Clustering and embedding based analysis of multilayer networks and hypergraphs to identify higher-order relationships and predict rare events

Project description

Entities in complex networks interact with each other through multiple pathways. Hypergraph modeling and multilayer networks provide improved techniques to capture these functional and structural features of real-world processes. Moreover, such network processes are highly characterized by stochasticity. The role of Markov chains and random walks could help to develop novel algorithms for detecting clusters, cliques, and motifs that help simplify our understanding of the system and potentially help us understand how to tweak the system efficiently to control it in a desirable manner. Sometimes accurately modeling the complex network data is not enough and we need to be able to predict interesting features for the individual units or clusters of the graphs. Being able to identify ground-truth clusters with high accuracy and then classify them into correctly labeled classes is a challenging problem that requires leveraging cutting-edge machine-learning algorithms to extract meaningful representations/embeddings from complex network structures to facilitate more effective analysis and prediction tasks. This would have applications in social network analysis as well as clustering for neural activity in the brain. Many efficient algorithms have been developed by the network science community but combining them in a novel manner to solve higher-order analysis and precision tasks has received relatively less attention.

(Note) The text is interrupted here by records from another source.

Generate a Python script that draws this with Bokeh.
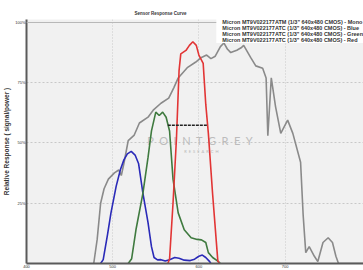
from bokeh.plotting import figure
from bokeh.models import Range1d, Legend, LegendItem, FixedTicker, CustomJSTickFormatter, Title, Span
from bokeh.core.properties import value
from bokeh.embed import file_html
from bokeh.resources import INLINE

# ---- data (wavelength nm, relative response %) ----
mono_nm = [478, 482, 486, 490, 495, 502, 507, 510, 513, 518, 525, 531, 541, 547, 556, 565, 571, 576, 587,
           596, 603, 609, 614, 619, 625, 629, 633, 637, 644, 649, 652, 656, 660, 666, 674, 678, 680, 684,
           689, 695, 703, 709, 718, 721, 724, 728, 734, 738, 744, 750, 755, 759, 762, 795]
mono_val = [0, 10, 25, 31, 35, 37.6, 38.8, 36.5, 41.5, 51, 53.3, 58.3, 60.7, 63.6, 66.5, 68.6, 73, 77, 81.4,
            83.5, 85.5, 86.5, 85, 86, 90, 91.5, 89, 87.5, 88.5, 89.5, 90.5, 88, 85.5, 82, 81, 77, 53, 77,
            65, 54, 59.5, 54, 42, 20, 4.5, 7, 3, 0.8, 8.7, 10.7, 8.7, 3, 0, 0]

blue_nm = [486, 489, 494, 498, 504, 509, 513, 517, 521.5, 526, 530, 535, 541, 545, 548, 552, 556, 561,
           566, 572, 577, 583, 590, 595, 600, 604, 608, 612, 614]
blue_val = [0, 1.6, 12, 21, 32, 39, 43, 45.5, 46.5, 45, 41.5, 29.3, 17, 7, 2.5, 1.5, 1.6, 1,
            1.6, 2.5, 2.2, 1.4, 1.2, 1.8, 3, 3.5, 2.5, 1, 0]

green_nm = [518, 522, 527, 535, 541, 545, 550, 554, 558, 562, 566, 570, 576, 583, 591, 598, 603, 608,
            611, 616, 622, 625]
green_val = [0, 2, 14, 29, 44, 55, 62.8, 61.4, 62.8, 60.7, 55, 35, 21, 14, 10.7, 10, 9.8, 8.7,
             4.5, 2.5, 1, 0]

red_nm = [564, 566, 570, 574, 577, 579, 585, 589, 593, 597, 600, 605, 608, 611, 616, 622, 624]
red_val = [0, 2, 25, 52, 80, 87, 88.4, 90.5, 92, 90.5, 86.5, 83, 66, 54, 28.5, 1, 0]

x_ticks = [400, 500, 600, 700]
y_ticks = [25, 50, 75, 100]

series_labels = [
    'Micron MT9V022177ATM (1/3" 640x480 CMOS) - Mono',
    'Micron MT9V022177ATC (1/3" 640x480 CMOS) - Blue',
    'Micron MT9V022177ATC (1/3" 640x480 CMOS) - Green',
    'Micron MT9V022177ATC (1/3" 640x480 CMOS) - Red',
]
series_colors = ["#8a8a8a", "#2a2ab8", "#3f7a3f", "#e23535"]

p = figure(width=363, height=270, output_backend="svg", toolbar_location=None,
           x_range=Range1d(400, 791), y_range=Range1d(0, 101.24),
           min_border_left=25, min_border_right=0, min_border_top=19, min_border_bottom=6)

p.title = Title(text="Sensor Response Curve", align="left", offset=108, standoff=7,
                text_font_size="4.5px", text_font_style="bold", text_color="#333333")

p.background_fill_color = "#f1f1f1"
p.border_fill_color = "white"
p.outline_line_color = None

# axes
for ax in (p.xaxis[0], p.yaxis[0]):
    ax.axis_line_color = "#5a5a5a"
    ax.axis_line_width = 2
    ax.major_tick_line_color = None
    ax.minor_tick_line_color = None
    ax.major_tick_out = 0
    ax.major_tick_in = 0
    ax.major_label_text_font_size = "4px"
    ax.major_label_text_color = "#333333"
    ax.major_label_standoff = 1
p.xaxis.ticker = FixedTicker(ticks=x_ticks)
p.yaxis.ticker = FixedTicker(ticks=y_ticks)
p.yaxis.formatter = CustomJSTickFormatter(code="return tick + '%';")
p.yaxis.axis_label = "Relative Response ( signal/power )"
p.yaxis.axis_label_text_font_size = "6.5px"
p.yaxis.axis_label_text_font_style = "bold"
p.yaxis.axis_label_text_color = "#333333"
p.yaxis.axis_label_standoff = 2

p.xgrid.grid_line_color = "#c8c8c8"
p.xgrid.grid_line_dash = "1 2"
p.ygrid.grid_line_color = "#c8c8c8"
p.ygrid.grid_line_dash = "2 2"
p.add_layout(Span(location=100, dimension="width", line_color="#b8b8b8", line_width=1))

# watermark
p.text(x=[540], y=[48.5], text=["P\u2002O\u2002I\u2002N\u2002T\u2002G\u2002R\u2002E\u2002Y"],
       text_font=value("Lato"), text_font_size="11px", text_color="#bcbcbc", text_baseline="bottom")
p.text(x=[583], y=[45.3], text=["R\u2002E\u2002S\u2002E\u2002A\u2002R\u2002C\u2002H"],
       text_font=value("Lato"), text_font_size="4px", text_color="#b8b8b8", text_baseline="bottom")

# curves
curves = [(mono_nm, mono_val), (blue_nm, blue_val), (green_nm, green_val), (red_nm, red_val)]
for (xs, ys), c in zip(curves, series_colors):
    p.line(xs, ys, line_color=c, line_width=1.6)

# dashed marker
p.segment(x0=[564], y0=[57.4], x1=[610], y1=[57.4], line_color="#222222", line_width=1.5, line_dash="3 1")

# legend
items = []
for lab, c in zip(series_labels, series_colors):
    r = p.scatter(x=[], y=[], marker="square", size=4, color=c)
    items.append(LegendItem(label=lab, renderers=[r]))
legend = Legend(items=items, location="top_right", label_text_font_size="5.5px",
                label_text_font_style="bold", label_text_color="#333333",
                label_height=4, glyph_height=4, glyph_width=4, label_standoff=2,
                spacing=0, padding=1, margin=0, border_line_color=None,
                background_fill_color="white", background_fill_alpha=1)
p.add_layout(legend)

open("out.html", "w").write(file_html(p, INLINE))
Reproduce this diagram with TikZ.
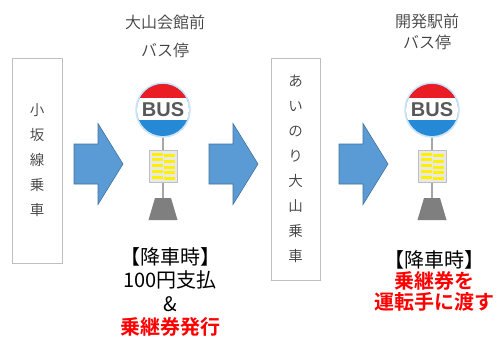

Moreover, real-world complex processes are also characterized by unexpected contingencies and in some cases catastrophic failures. Clustering and embedding algorithms for network data shall also be investigated for their effectiveness to detect such rare “black swan” events by incorporating simulation techniques and fat-tailed distributions, and then these shall be validated through case studies and application to real-world empirical as well as synthetic datasets.

Outcomes

The successful completion of this project will yield the following outcomes:
a) Develop a general modeling framework for complex processes and associated black swan events that allows us to detect anomalies, proactively identify potential bottlenecks, vulnerabilities, or inefficiencies
b) Develop techniques specifically tailored for multilayer networks and hypergraphs to enhance robustness against noise, missing data, and uncertainty.
c) Novel network embedding techniques capable of capturing complex structural and semantic information from networks.
d) Research publications in prestigious conferences and journals as well as open-source data and codes.

Essential capabilities

Mathematical maturity, algorithmic thinking, proficiency in Matlab, proficiency in LaTeX, experience with Python.

Desireable capabilities

Exposure to the theories of Markov Chains, Random Walks, and Network science.

Expected qualifications (Course/Degrees etc.)

B.Tech. or bachelor’s degree in mathematics or statistics. Master’s degrees in technology or engineering (MS or MTech) are also welcome.